And then we're going to start listening, right, with the culture
that we specified. So that culture info is going in there so that it knows what
language to listen for. And then it's going to await using cancellation
token. So it's going to get that cancellation
token, that's a concept in C#. If you want to know
more about anything that you want seeing here, and I'm not explaining
thoroughly enough, let me know down in the comments what you want to see videos
about. But the cancellation token is a concept in C# that you can use to
cancel operations. So whenever a cancel is requested on
the cancellation token that we get provided here in
this method, then we're going to say stop recording, which is also
something we still need to implement. And then it stops the recording, right? So the
first thing I see a couple of awaits here. So the first thing that we want
to do is make this a sync again so that those red squigglys will
go away and then we can start implementing all the other things.

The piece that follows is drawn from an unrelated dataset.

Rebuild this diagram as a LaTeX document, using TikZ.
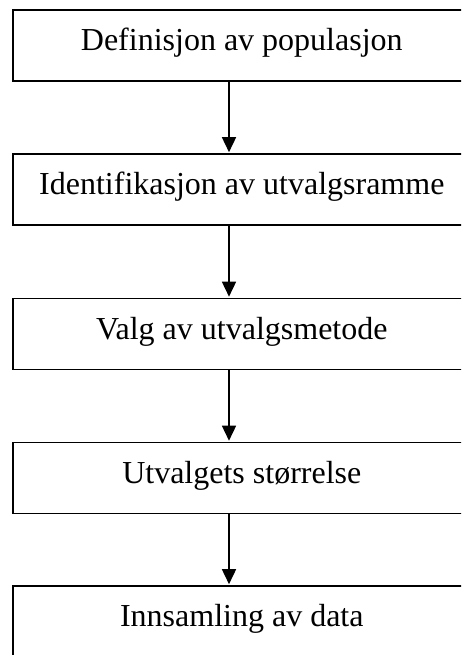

Well, again, let's start easy with this stop recording thing right here. So
what we want to do with that is just a private method right
here, stop recording. And we're going to say
speech recognizer, stop listening. And we're going to destroy it as well
so that it release any resources, not have any memory leads, right? So
stop recording. Boom. Implement it. Now this one they start
listening with create speech intent. So intense is another Android
concept that provides extra data for the operation
that you're about to do. So let's create a little method for
that as well because there can be a lot of
intents for this speech recognition stuff. So we have
this intent. We should be able to implement this.
Visual Studio should do that automatically. But in
this case you want to add the using Android content. It's going to add that at the
top. And we have this intent now and we're going to use this action
recognize speech, right? So we have this new intent which is about
recognizing speech. And now you can put all these flags in here.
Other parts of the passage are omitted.